After a momentary silence spake
Some vessel of a more ungainly Make:
"They sneer at me for leaning all awry;
What! did the Hand then of the Potter shake?"

Translation & Discussion of the quatrain:
I have taken what follows in this paragraph, with modifications, from Mehdi Aminrazavi's The Wine of Wisdom, second chapter. Writing in the last quarter of the 12th century, fifty or so years after Khayyaam's death, Fakhroddin Razi speaks about Omar Khayyaam and quotes this quatrain. It was likely the first quatrain attributed to Omar Khayyaam which Khayyaam actually wrote in Persian (see Elwell-Sutton, 36 and Aminrazavi, 51 -- full citation in Bibliography). In chapter 2 of The Wine of Wisdom (passim), Aminrazavi discusses the issue of theodicy (God's "ways") central to the quatrain -- how a perfect God creates imperfect creatures. To show the sort of person Khayyaam was thought to be, Aminrazavi gives biographical testimony from contemporaries and biographers who wrote after Khayyaam had died. Khayyaam is judged faithful and he is referred to as misled or perplexed. There is no question of his stance on Islam, his piety, as Aminrazavi cites evidence for this from his mathematical and philosophical writings and from the way others respected him, referring to him, for example, as hujjat al-haqq ("source and authority of truth"). The problem is not that his biographers viewed him, say, as both pious and defiant but as one or the other. Aminrazavi states (pp. 57-58) that this ambiguity in Khayyaam reflects the character, the way of a 'complex figure who acknowledges that to exist is to suffer, to question, to doubt, and to wonder, and yet he acknowledges the religious dimension of humans by being a practicing Muslim.'

The Calcutta version and Hedaayat's (quatrain 11), are similar at least in sentiment but depart from Dashti's text by "reversing" lines 3 and 4 -- think of the 3rd line of the Persian in Dashti (the 3rd in my translation) coming last. I like the quatrain as Dashti has it. The third line startles, but the fourth sums up, outpunches the previous line by the message that the destruction of life cannot be explained in the speaker's view. I have printed both Dashti's and Hedaayat's text. Without a critical edition, and in the absence of discussion about these two "texts," we can't be sure which, if either, is original.

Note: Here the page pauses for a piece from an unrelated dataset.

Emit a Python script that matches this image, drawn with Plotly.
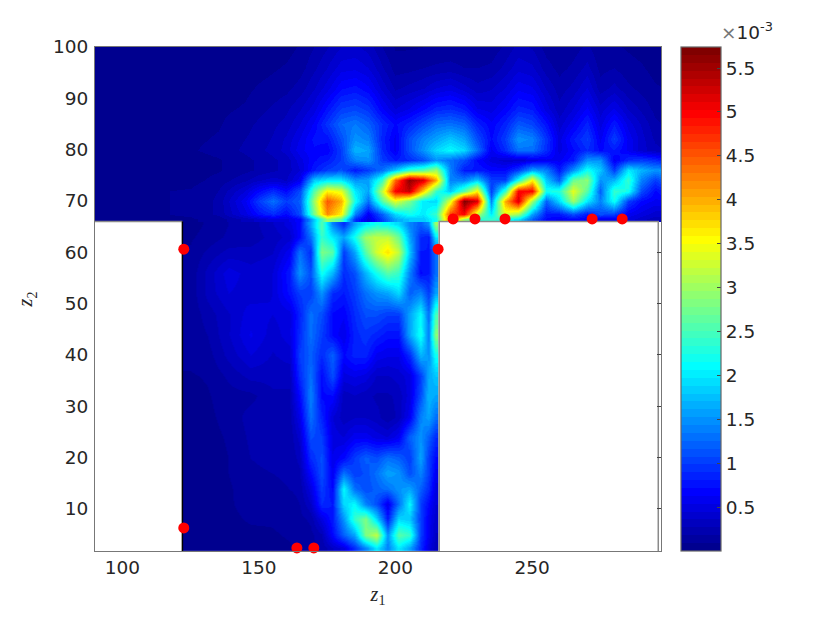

1. The creator/keeper/possessor/'divine hand' when he/it got ready the composition of natures (when the Creator constructed Nature) 2. Why did he throw it away/ invalidate it (nature) by shortcomings -- why did he stop short of perfection? I found this line difficult; it is possible that اندر (andar) is part of the verb, i.e., it is a compound verb: why did He throw shortcomings, destruction, "deconstruction", into it, that is, into Nature (ش -). But Avery & Heath-Stubbs translate: 'For what reason does He cast it into diminution and decay?' And Elwell-Sutton: 'Why then did He disperse them once again?' (quatrain 19, p. 190, In Search of Omar Khayyam). Both Avery & Heath-Stubbs and Sutton treat andar as a preposition  3. If the structure should not come out well, who is at fault/to whom is (ke-raa-st) the fault? 4. If it comes out well, "on account of why"/just why is there wrecking?

Questions about the quatrain: Is Khayyaam thinking, trying to make sense of why, in a mathematically ordered universe or given mathematical certainties, should uncertainties exist by the hand of the Supreme Mathematician? I think so.